With Brendan Urie in the driver's seat he took the name of Panic! At The Disco on a musical journey culminating in Death of a Bachelor in 2016. Several of these songs topped the charts and even got plays on mainstream pop radio, truly bringing Panic! into the folds of the mainstream pop industry while still maintaining some of his original style. Panic! Might have alienated some of their fans with their drastic changes in genres over the years but true fans knew that they were really there for the creative and vocally talented Brendan Urie wherever that journey took them.

Mainstream Success

Fall Out Boy and Panic! At The Disco had had some radio play in the mid 2000s and some of their biggest commercial success came from some of their early hits like I Write Sins Not Tragedies and This Ain't A Scene, It's An Arms Race but if you look at the charts you notice there is a lull between their old stuff hitting the charts and their new stuff hitting the charts. There are albums in the middle that just kind of fell flat and they sensed that they needed a change and they adapted to the changing times and resurged back onto pop radio with songs like Hallelujah and Centuries.

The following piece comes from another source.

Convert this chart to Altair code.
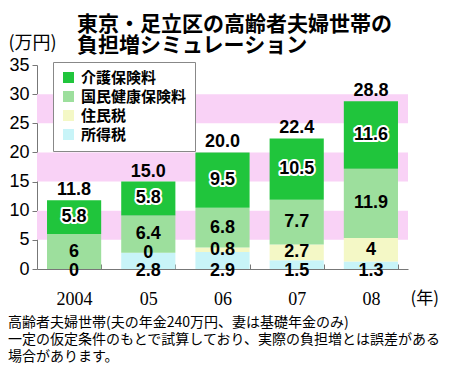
import altair as alt
import pandas as pd

# ---- data ----
years = ["2004", "05", "06", "07", "08"]
series = ["介護保険料", "国民健康保険料", "住民税", "所得税"]          # legend order
stack_order = ["所得税", "住民税", "国民健康保険料", "介護保険料"]     # bottom -> top
colors = ["#20c53c", "#9ddf9d", "#f4f8c6", "#c8f4f8"]

income_tax = [0, 2.8, 2.9, 1.5, 1.3]
resident_tax = [0, 0, 0.8, 2.7, 4]
health_ins = [6, 6.4, 6.8, 7.7, 11.9]
care_ins = [5.8, 5.8, 9.5, 10.5, 11.6]
totals = [11.8, 15.0, 20.0, 22.4, 28.8]

income_labels = ["0", "2.8", "2.9", "1.5", "1.3"]
resident_labels = ["", "0", "0.8", "2.7", "4"]
health_labels = ["6", "6.4", "6.8", "7.7", "11.9"]
care_labels = ["5.8", "5.8", "9.5", "10.5", "11.6"]
total_labels = ["11.8", "15.0", "20.0", "22.4", "28.8"]

y_ticks = [0, 5, 10, 15, 20, 25, 30, 35]
band_lo = [5, 15, 25]
band_hi = [10, 20, 30]

title_lines = ["東京・足立区の高齢者夫婦世帯の", "負担増シミュレーション"]
note_lines = [
    "高齢者夫婦世帯(夫の年金240万円、妻は基礎年金のみ)",
    "一定の仮定条件のもとで試算しており、実際の負担増とは誤差がある",
    "場合があります。",
]

# ---- build tables ----
vals = {"所得税": income_tax, "住民税": resident_tax,
        "国民健康保険料": health_ins, "介護保険料": care_ins}
labs = {"所得税": income_labels, "住民税": resident_labels,
        "国民健康保険料": health_labels, "介護保険料": care_labels}
rows = []
for i, yr in enumerate(years):
    base = 0.0
    for s in stack_order:
        v = vals[s][i]
        rows.append({"year": yr, "series": s, "y0": base, "y1": base + v,
                     "mid": base + v / 2, "label": labs[s][i]})
        base += v
df = pd.DataFrame(rows)
tot = pd.DataFrame({"year": years, "total": totals, "label": total_labels})
bands = pd.DataFrame({"lo": band_lo, "hi": band_hi})

W, H = 371, 204
AX = "#777777"
NUM_FONT = "Liberation Sans"
JP = "Noto Sans CJK JP"

xscale = alt.Scale(domain=years, paddingInner=0.27, paddingOuter=0.135)
yscale = alt.Scale(domain=[0, 35], nice=False)

x_axis = alt.Axis(
    title="(年)", titleX=373, titleY=29, titleAlign="left", titleBaseline="middle",
    titleFont=JP, titleFontSize=17, titleFontWeight="normal", titleColor="black",
    labelAngle=0, labelFont="Liberation Serif", labelFontSize=18, labelColor="black",
    labelPadding=26, tickBand="extent", tickSize={"expr": "-5"}, tickColor=AX,
    domainColor=AX, grid=False, labelOverlap=False)
y_axis = alt.Axis(
    values=y_ticks, title="(万円)", titleAngle=0, titleX=-29, titleY=-22,
    titleAlign="left", titleBaseline="middle", titleFont=JP, titleFontSize=18,
    titleFontWeight="normal", titleColor="black",
    labelFont=NUM_FONT, labelFontSize=18, labelColor="black", labelPadding=3,
    labelOverlap=False, labelFlush=False,
    tickSize=5, tickColor=AX, domainColor=AX, grid=False)

def xe():
    return alt.X("year:N", scale=xscale, sort=years, axis=x_axis)

def ye(field):
    return alt.Y(field, scale=yscale, axis=y_axis)

pink = alt.Chart(bands).mark_rect(color="#f9d2f6").encode(
    x=alt.value(0), x2=alt.value(W),
    y=ye("lo:Q"), y2="hi:Q")

bars = alt.Chart(df).mark_bar().encode(
    x=xe(), y=ye("y1:Q"), y2="y0:Q",
    color=alt.Color("series:N", scale=alt.Scale(domain=series, range=colors),
                    legend=alt.Legend(
                        title=None, orient="none", legendX=16, legendY=-3,
                        direction="vertical", fillColor="white", strokeColor="#888888",
                        padding=8, symbolType="square", symbolSize=121,
                        symbolStrokeWidth=0, labelFont=JP, labelFontSize=15,
                        labelFontWeight="bold", labelColor="black", rowPadding=3,
                        labelOffset=5)),
)

txt_kw = dict(font=NUM_FONT, fontSize=18, fontWeight="bold", color="black",
              baseline="middle", align="center")

mid_labels = alt.Chart(df).transform_filter(
    "datum.series == '住民税' || datum.series == '国民健康保険料'"
).mark_text(**txt_kw).encode(x=xe(), y=ye("mid:Q"), text="label:N")

income_lbl = alt.Chart(df).transform_filter("datum.series == '所得税'").mark_text(
    dy=2, **txt_kw).encode(
    x=xe(), y=alt.YDatum(0, scale=yscale, axis=y_axis), text="label:N")

care_halo = alt.Chart(df).transform_filter("datum.series == '介護保険料'").mark_text(
    stroke="white", strokeWidth=4, strokeJoin="round", **txt_kw).encode(
    x=xe(), y=ye("mid:Q"), text="label:N")
care_lbl = alt.Chart(df).transform_filter("datum.series == '介護保険料'").mark_text(
    **txt_kw).encode(x=xe(), y=ye("mid:Q"), text="label:N")

total_lbl = alt.Chart(tot).mark_text(dy=-10, **txt_kw).encode(
    x=xe(), y=ye("total:Q"), text="label:N")

one = pd.DataFrame({"a": [0]})
title_txt = alt.Chart(one).mark_text(
    text=title_lines, font=JP, fontSize=21, fontWeight="bold", color="black",
    align="left", baseline="top", lineHeight=21).encode(
    x=alt.value(40), y=alt.value(-51))
note_txt = alt.Chart(one).mark_text(
    text=note_lines, font=JP, fontSize=14, color="black",
    align="left", baseline="top", lineHeight=17).encode(
    x=alt.value(-29), y=alt.value(251))

chart = alt.layer(
    pink, bars, mid_labels, income_lbl, care_halo, care_lbl, total_lbl,
    title_txt, note_txt
).properties(
    width=W, height=H, autosize="none",
    padding={"left": 29, "top": 57, "right": 34, "bottom": 95},
    background="white",
).configure_view(stroke=None)

chart.save("out.html", embed_options={"renderer": "svg", "actions": False})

Their adaptation to the mainstream can also be seen by their appearances in advertisements now that there music was more accessible and more appealing to the general populace of young consumers. Fall Out Boy appeared in a Pepsi commercial in 2015. They used the song Uma Thurman which personifies some of the older examples of the "Thinking Young" campaigns by Pepsi. Speaking to the indomitable will of the motivated youth Pepsi uses this popular song to help brand itself as young and cool, an old marketing strategy for the company.

Pepsi's rivals, Coca Cola released a commercial in 2011 featuring the instrumental chorus of Panic! At The Disco's Ready To Go showing the rivalry between Coca Cola and Pepsi remaining strong even forty years later as they fight to establish themselves as the soda brand of the young and cool. Companies have been using techniques like these since the 70s to try and be relatable to the youth generation through using songs they know and associate with the power of being young.


Fall Out Boy and Panic! At The Disco have tried to personify youth in their music since their bands beginning in the mid to early 2000s. They managed to top the charts then with their angsty pop punk and when they noticed a decline in the popular reception of this type of music, they transformed. They adopted more synth and techno beats and overall more lighthearted tune and message whilst maintaining their songs about the power and defiance of youth. Fluidity in music is something I find quite important. As times change, sometimes the music has to evolve along with it to keep up with the trends and aging demographics. These bands’ ability to remain relevant and topping the chart a decade after their debuts is a testament to their own fluidity as artists and to the fluidity of the music industry as a whole. Panic! and Fall Out Boy encapsulated youth in their music and the demographic they appealed to and this was noticed by giants in the consumer markets world. Both Pepsi and Coca Cola reached out to Fall Out Boy and Panic! At The Disco respectively for commercials in their campaigns of personifying and trying to emulate youth. Both bands had commercial success and were immediately recognizable as bands of the young and free and their music showed this in its lyrics along with its constantly changing form.